Despite recent election-buying decisions permitting unlimited donations to super PACs and other groups that exist independently of campaigns and political parties, federal law still limits individual donations to candidates and to the parties themselves. In the next election cycle, these limits include a $2,600 cap on individual donations to a single candidate, and an overall limit of $123,200 in contributions to candidates, political party committees and similar organizations. The Republican Party’s lawsuit seeks to eliminate most of these limits on election-buying — most importantly, by removing the $123,200 cap on total contributions.

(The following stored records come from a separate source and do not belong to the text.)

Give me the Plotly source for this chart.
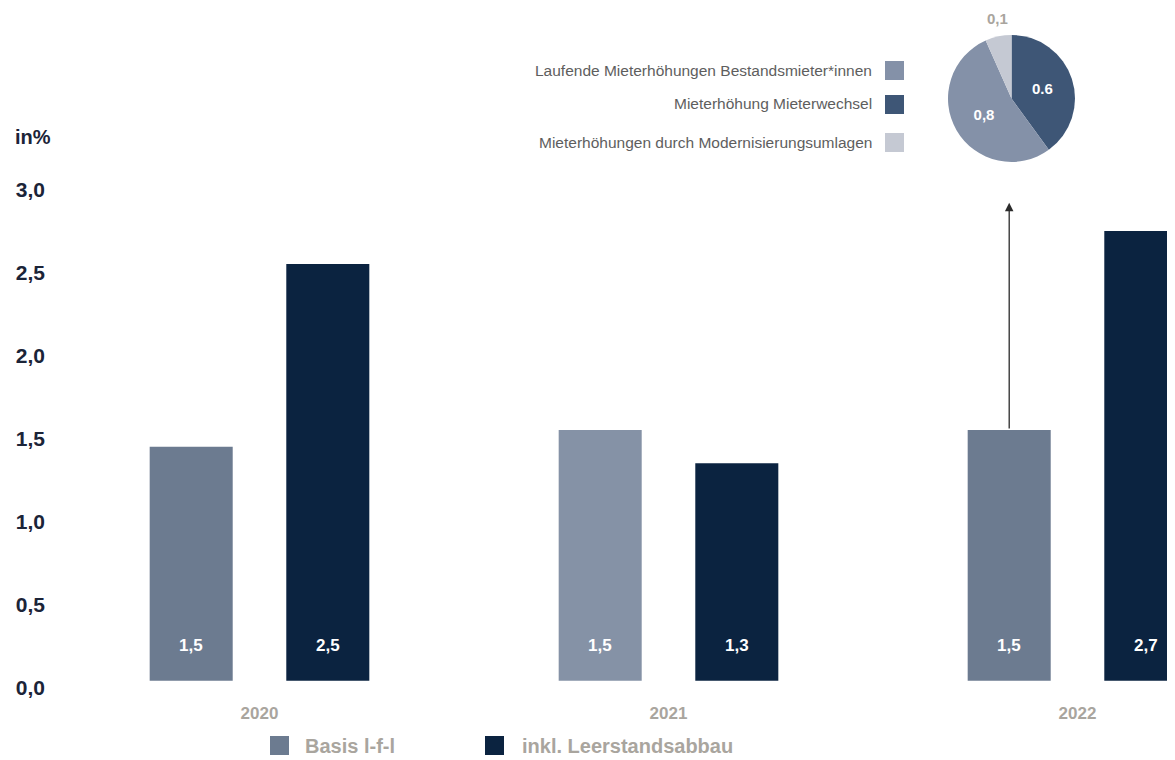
import plotly.graph_objects as go

# ---------------- data ----------------
years = ["2020", "2021", "2022"]
basis_name = "Basis l-f-l"
inkl_name = "inkl. Leerstandsabbau"
basis_values = [1.41, 1.51, 1.51]
inkl_values = [2.51, 1.31, 2.71]
basis_labels = ["1,5", "1,5", "1,5"]
inkl_labels = ["2,5", "1,3", "2,7"]

pie_names = ["Mieterhöhung Mieterwechsel",
             "Laufende Mieterhöhungen Bestandsmieter*innen",
             "Mieterhöhungen durch Modernisierungsumlagen"]
pie_values = [0.6, 0.8, 0.1]
pie_labels = ["0.6", "0,8", "0,1"]
legend_order = [1, 0, 2]  # order of rows in the pie legend

y_tick_values = [0.0, 0.5, 1.0, 1.5, 2.0, 2.5, 3.0]
y_tick_labels = ["0,0", "0,5", "1,0", "1,5", "2,0", "2,5", "3,0"]

# ---------------- style ----------------
basis_colors = ["#6c7b90", "#8592a6", "#6c7b90"]
inkl_color = "#0b2340"
pie_colors = ["#3e5676", "#8491a8", "#c5c9d3"]
navy_text = "#1b2438"
year_grey = "#a9a59e"
SANS = "Liberation Sans, Arial, sans-serif"

OFF = 8  # page body margin
W, H = 1175 - OFF, 760 - OFF
ML, MR, MT, MB = 130 - OFF, 0, 30 - OFF, 71
PW, PH = W - ML - MR, H - MT - MB


def px_x(x):
    return (x - OFF - ML) / PW


def px_y(y):
    return (H - MB - (y - OFF)) / PH


bar_w = 0.203
gap = 0.131
off_basis = -gap / 2 - bar_w
off_inkl = gap / 2
xs = list(range(len(years)))
cat_px = 259.5 - OFF  # pixel centre of first category
cat_step = 409

fig = go.Figure()
fig.add_trace(go.Bar(x=xs, y=basis_values, name=basis_name, width=bar_w,
                     offset=off_basis, marker=dict(color=basis_colors, line_width=0),
                     showlegend=False))
fig.add_trace(go.Bar(x=xs, y=inkl_values, name=inkl_name, width=bar_w,
                     offset=off_inkl, marker=dict(color=inkl_color, line_width=0),
                     showlegend=False))

# pie (small slice labelled separately above the pie)
pie_text = [pie_labels[0], pie_labels[1], ""]
fig.add_trace(go.Pie(values=pie_values, labels=pie_names, text=pie_text,
                     textinfo="text", sort=False, direction="clockwise", rotation=0,
                     marker=dict(colors=pie_colors, line=dict(width=0)),
                     textposition="inside",
                     insidetextfont=dict(color="white", size=15, family=SANS, weight="bold"),
                     domain=dict(x=[px_x(947), px_x(1076)], y=[px_y(162), px_y(35)]),
                     showlegend=False, hoverinfo="label+value"))

ann = []
ann.append(dict(x=px_x(997), y=px_y(18), xref="paper", yref="paper", xanchor="center",
                yanchor="middle", text=pie_labels[2], showarrow=False,
                font=dict(color=year_grey, size=15, family=SANS, weight="bold")))

# bar value labels
for i in xs:
    ann.append(dict(x=i + off_basis + bar_w / 2, y=0.21, text=basis_labels[i], showarrow=False,
                    font=dict(color="white", size=17, family=SANS, weight="bold"),
                    xref="x", yref="y"))
    ann.append(dict(x=i + off_inkl + bar_w / 2, y=0.21, text=inkl_labels[i], showarrow=False,
                    font=dict(color="white", size=17, family=SANS, weight="bold"),
                    xref="x", yref="y"))

# arrow from 2022 basis bar up to pie
ann.append(dict(x=2 + off_basis + bar_w / 2, y=2.88, ax=2 + off_basis + bar_w / 2,
                ay=basis_values[2], xref="x", yref="y", axref="x", ayref="y",
                showarrow=True, arrowhead=2, arrowsize=1.3, arrowwidth=1.3,
                arrowcolor="#2b2b2b", text=""))

# "in%" label
ann.append(dict(x=px_x(13), y=px_y(137), xref="paper", yref="paper", xanchor="left",
                yanchor="middle", text="in%", showarrow=False,
                font=dict(color=navy_text, size=20, family=SANS, weight="bold")))

shapes = []
# pie legend (right-aligned text with squares on the right)
rows_y = [70, 104, 142]
for r, idx in enumerate(legend_order):
    y = rows_y[r]
    ann.append(dict(x=px_x(874), y=px_y(y), xref="paper", yref="paper", xanchor="right",
                    yanchor="middle", text=pie_names[idx], showarrow=False,
                    font=dict(color="#5e5e5e", size=15.5, family=SANS)))
    shapes.append(dict(type="rect", xref="paper", yref="paper",
                       x0=px_x(885), x1=px_x(904), y0=px_y(y + 10), y1=px_y(y - 9),
                       fillcolor=pie_colors[idx], line=dict(width=0)))

# bottom legend for the bars
leg_items = [(basis_name, basis_colors[0], 270, 303), (inkl_name, inkl_color, 485, 520)]
for name, col, sx, tx in leg_items:
    shapes.append(dict(type="rect", xref="paper", yref="paper",
                       x0=px_x(sx), x1=px_x(sx + 19), y0=px_y(755), y1=px_y(736),
                       fillcolor=col, line=dict(width=0)))
    ann.append(dict(x=px_x(tx), y=px_y(746), xref="paper", yref="paper", xanchor="left",
                    yanchor="middle", text=name, showarrow=False,
                    font=dict(color=year_grey, size=20, family=SANS, weight="bold")))

fig.update_layout(
    width=W, height=H,
    margin=dict(l=ML, r=MR, t=MT, b=MB, pad=0),
    paper_bgcolor="white", plot_bgcolor="white",
    barmode="overlay",
    annotations=ann, shapes=shapes,
    xaxis=dict(range=[-(cat_px - ML) / cat_step, (W - cat_px) / cat_step], tickvals=xs,
               ticktext=years, showgrid=False,
               zeroline=False, showline=False, ticks="", ticklabelstandoff=12,
               tickfont=dict(color=year_grey, size=17, family=SANS, weight="bold")),
    yaxis=dict(domain=[0, px_y(133)], range=[-0.05, 3.3],
               tickvals=[v - 0.04 for v in y_tick_values],
               ticktext=y_tick_labels,
               showgrid=False, zeroline=False, showline=False, ticks="",
               ticklabelstandoff=84,
               tickfont=dict(color=navy_text, size=21, family=SANS, weight="bold")),
)

fig.write_html("out.html")
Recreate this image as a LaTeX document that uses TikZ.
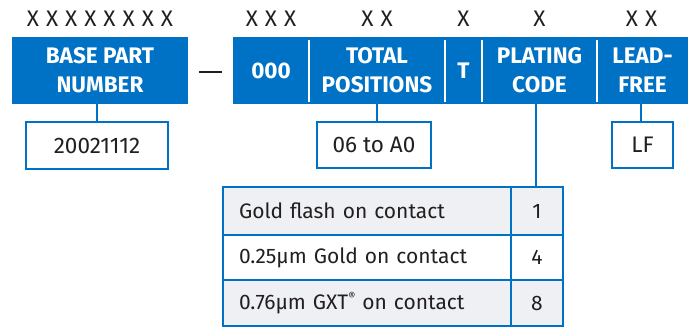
\documentclass[tikz,border=0pt]{standalone}
\usepackage{fontspec}
\setmainfont{Fira Sans}
\definecolor{teblue}{RGB}{0,114,198}
\definecolor{txt}{RGB}{35,31,32}
\definecolor{rowgray}{RGB}{238,240,243}
\newcommand{\xg}{\hspace{7pt}}
\begin{document}
\begin{tikzpicture}[x=1pt,y=-1pt,
  hdr/.style={fill=teblue,text=white,inner sep=0pt,align=center,
    font=\fontsize{22.5}{29}\selectfont\bfseries},
  xlab/.style={text=txt,inner sep=0pt,font=\fontsize{22.5}{24}\selectfont},
  valbox/.style={draw=teblue,line width=2pt,fill=white,text=txt,inner sep=0pt,
    font=\fontsize{22.5}{24}\selectfont},
  cell/.style={draw=teblue,line width=2pt,text=txt,inner sep=0pt,
    font=\fontsize{21}{24}\selectfont},
  conn/.style={draw=teblue,line width=2pt},
  divider/.style={draw=white,line width=1.6pt}]
\useasboundingbox (0,0) rectangle (696,327);
% header boxes
\node[hdr,minimum width=176pt,minimum height=67pt] (base) at (100,70.5) {BASE PART\\NUMBER};
\node[hdr,minimum width=76pt,minimum height=67pt] (s1) at (271,70.5) {000};
\node[hdr,minimum width=136pt,minimum height=67pt] (s2) at (377,70.5) {TOTAL\\POSITIONS};
\node[hdr,minimum width=37pt,minimum height=67pt] (s3) at (463.5,70.5) {T};
\node[hdr,minimum width=115pt,minimum height=67pt] (s4) at (539.5,70.5) {PLATING\\CODE};
\node[hdr,minimum width=91pt,minimum height=67pt] (s5) at (642.5,70.5) {LEAD-\\FREE};
% dividers
\foreach \a/\b in {s1/s2,s2/s3,s3/s4,s4/s5}
  \draw[divider] ([yshift=-3pt]\a.north east) -- ([yshift=2pt]\a.south east);
% dash
\coordinate (d1) at (199,72);
\coordinate (d2) at (222,72);
\draw[txt,line width=1.6pt] (d1) -- (d2);
% X labels
\node[xlab] (x0) at (100,19) {X\xg X\xg X\xg X\xg X\xg X\xg X\xg X};
\node[xlab] (x1) at (271,19) {X\xg X\xg X};
\node[xlab] (x2) at (377,19) {X\xg X};
\node[xlab] (x3) at (463.5,19) {X};
\node[xlab] (x4) at (539.5,19) {X};
\node[xlab] (x5) at (641.5,19) {X\xg X};
% value boxes
\node[valbox,minimum width=142pt,minimum height=47pt] (v1) at (97,145.5) {20021112};
\node[valbox,minimum width=114pt,minimum height=46pt] (v2) at (374,145) {06 to A0};
\node[valbox,minimum width=61pt,minimum height=46pt] (v3) at (642.5,145) {LF};
\draw[conn] (v1.north) -- (v1.north |- base.south);
\draw[conn] (377,104) -- (377,122);
\draw[conn] (641,104) -- (641,122);
% table
\tikzset{lcell/.style={cell,anchor=north west,minimum width=288pt,text width=256pt,align=left,inner xsep=16pt},
  rcell/.style={cell,anchor=north west,minimum width=52pt,align=center}}
\node[lcell,fill=rowgray,minimum height=48pt] (r1a) at (222,186) {Gold flash on contact};
\node[rcell,fill=rowgray,minimum height=48pt] (r1b) at (510,186) {1};
\node[lcell,fill=white,minimum height=45pt] (r2a) at (222,234) {0.25µm Gold on contact};
\node[rcell,fill=white,minimum height=45pt] (r2b) at (510,234) {4};
\node[lcell,fill=rowgray,minimum height=46pt] (r3a) at (222,279) {0.76µm GXT\raisebox{0.45em}{\fontsize{11}{12}\selectfont®} on contact};
\node[rcell,fill=rowgray,minimum height=46pt] (r3b) at (510,279) {8};
\draw[conn] (536,104) -- (536,186);
\end{tikzpicture}
\end{document}
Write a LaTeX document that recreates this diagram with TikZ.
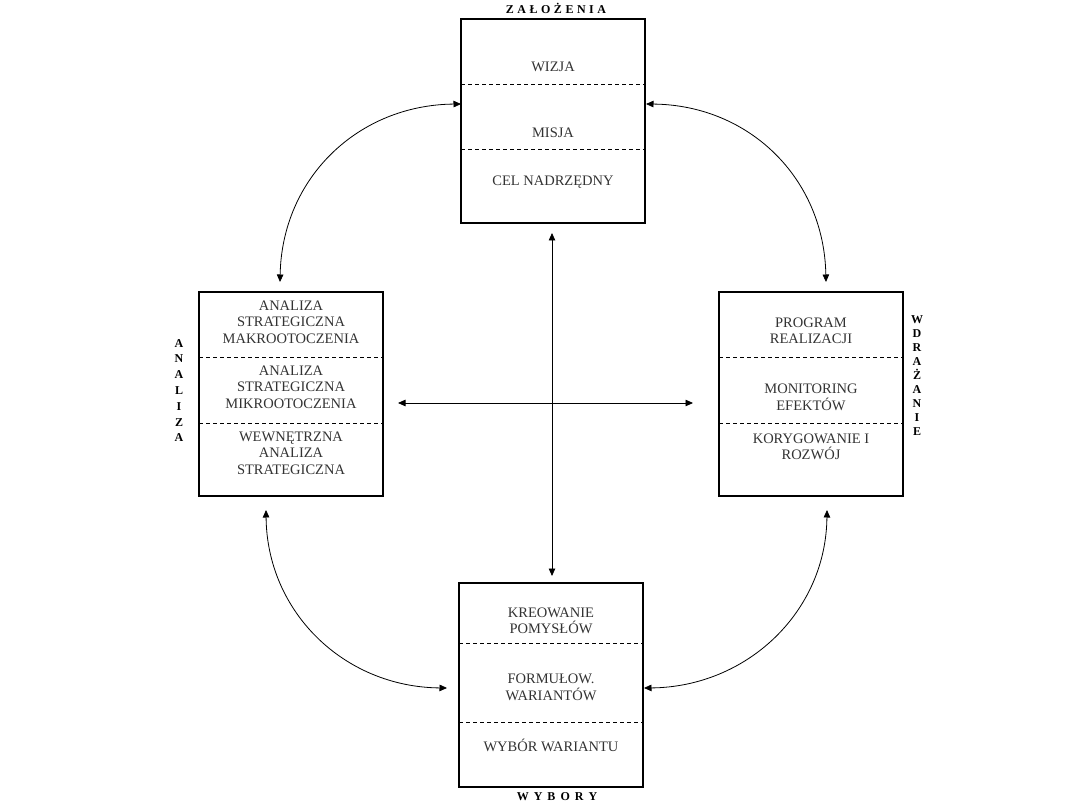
\documentclass[tikz,border=0pt]{standalone}
\usepackage{fontspec}
\setmainfont{Liberation Serif}
\usetikzlibrary{arrows.meta}
\begin{document}
\begin{tikzpicture}[x=1pt,y=-1pt,
 box/.style={draw, line width=1.2pt, minimum width=184pt, minimum height=204pt, inner sep=0pt, outer sep=0pt},
 sep/.style={dash pattern=on 4pt off 3pt, line width=0.9pt},
 lbl/.style={font={\fontsize{14.5}{16.5}\selectfont}, align=center, text=black!80, inner sep=0pt},
 ttl/.style={font={\fontsize{12}{12}\bfseries\selectfont}, inner sep=0pt},
 link/.style={line width=0.8pt, {Triangle[length=7.5pt,width=6.5pt]}-{Triangle[length=7.5pt,width=6.5pt]}}]
\useasboundingbox (0,0) rectangle (1080,810);
\fill[white] (0,0) rectangle (1080,810);

% boxes
\node[box] (zal) at (553,121) {};
\node[box] (ana) at (291,394) {};
\node[box] (wdr) at (811,394) {};
\node[box] (wyb) at (551,685) {};

% dashed separators
\draw[sep] ([yshift=-65pt]zal.north west) -- ([yshift=-65pt]zal.north east);
\draw[sep] ([yshift=-130pt]zal.north west) -- ([yshift=-130pt]zal.north east);
\draw[sep] ([yshift=-65pt]ana.north west) -- ([yshift=-65pt]ana.north east);
\draw[sep] ([yshift=-131pt]ana.north west) -- ([yshift=-131pt]ana.north east);
\draw[sep] ([yshift=-65pt]wdr.north west) -- ([yshift=-65pt]wdr.north east);
\draw[sep] ([yshift=-131pt]wdr.north west) -- ([yshift=-131pt]wdr.north east);
\draw[sep] ([yshift=-60pt]wyb.north west) -- ([yshift=-60pt]wyb.north east);
\draw[sep] ([yshift=-139pt]wyb.north west) -- ([yshift=-139pt]wyb.north east);

% texts
\node[lbl] (wizja) at (553,67) {WIZJA};
\node[lbl] (misja) at (553,133) {MISJA};
\node[lbl] (cel) at (553,182) {CEL NADRZĘDNY};

\node[lbl] (makro) at (291,322) {ANALIZA\\STRATEGICZNA\\MAKROOTOCZENIA};
\node[lbl] (mikro) at (291,387) {ANALIZA\\STRATEGICZNA\\MIKROOTOCZENIA};
\node[lbl] (wewn) at (291,453) {WEWNĘTRZNA\\ANALIZA\\STRATEGICZNA};

\node[lbl] (prog) at (811,331) {PROGRAM\\REALIZACJI};
\node[lbl] (moni) at (811,397.5) {MONITORING\\EFEKTÓW};
\node[lbl] (kory) at (811,447) {KORYGOWANIE I\\ROZWÓJ};

\node[lbl] (kreo) at (551,621) {KREOWANIE\\POMYSŁÓW};
\node[lbl] (form) at (551,687.5) {FORMUŁOW.\\WARIANTÓW};
\node[lbl] (wybw) at (551,745) {WYBÓR WARIANTU};

% titles
\node[ttl] (tzal) at (556,8) {Z\kern3.5pt A\kern3.5pt Ł\kern3.5pt O\kern3.5pt Ż\kern3.5pt E\kern3.5pt N\kern3.5pt I\kern3.5pt A};
\node[ttl] (twyb) at (557,797) {W\kern5pt Y\kern5pt B\kern5pt O\kern5pt R\kern5pt Y};
\node[ttl, align=center, font={\fontsize{12}{15.8}\bfseries\selectfont}] (tana) at (179,390.5) {A\\N\\A\\L\\I\\Z\\A};
\node[ttl, align=center, font={\fontsize{12}{14.1}\bfseries\selectfont}] (twdr) at (917,375.5) {W\\D\\R\\A\\Ż\\A\\N\\I\\E};

% connector end points
\coordinate (tlA) at (461,104);
\coordinate (tlB) at (280,282);
\coordinate (trA) at (646,104);
\coordinate (trB) at (826,282);
\coordinate (blA) at (266,510);
\coordinate (blB) at (447,688);
\coordinate (brA) at (827,510);
\coordinate (brB) at (644,688);
\coordinate (vT) at (552,233);
\coordinate (vB) at (552,576);
\coordinate (hL) at (398,403);
\coordinate (hR) at (693,403);

% curved arrows
\draw[link] (tlA) .. controls (358,105) and (282,178) .. (tlB);
\draw[link] (trA) .. controls (749,105) and (824,178) .. (trB);
\draw[link] (blA) .. controls (267,612) and (344,687) .. (blB);
\draw[link] (brA) .. controls (826,612) and (747,687) .. (brB);

% cross
\draw[link] (vT) -- (vB);
\draw[link] (hL) -- (hR);
\end{tikzpicture}
\end{document}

As the unanimous lower court decision upholding this cap explained, removing it would corrupt our election system even more by allowing billionaires to launder as much money as they want through political party committees to individual candidates:
Eliminating the aggregate limits means an individual might, for example, give half-a-million dollars in a single check to a joint fundraising committee comprising a party’s presidential candidate, the party’s national party committee, and most of the party’s state party committees. After the fundraiser, the committees are required to divvy the contributions to ensure that no committee receives more than its permitted share, but because party committees may transfer unlimited amounts of money to other party committees of the same party, the half-a-million-dollar contribution might nevertheless find its way to a single committee’s coffers. That committee, in turn, might use the money for coordinated expenditures, which have no “significant functional difference” from the party’s direct candidate contributions. The candidate who knows the coordinated expenditure funding derives from that single large check at the joint fundraising event will know precisely where to lay the wreath of gratitude.
Significantly, this opinion was written by Judge Janice Rogers Brown, who is one of the most conservative judges in the country. Brown previously authored an opinion suggesting that all labor, business or Wall Street regulation is constitutionally suspect, and she once compared liberalism to “slavery” and Social Security to a “socialist revolution.”
As a lower court judge, however, Brown was also required to follow Supreme Court precedents. The five conservative justices who gave us Citizens United, by contrast, are not.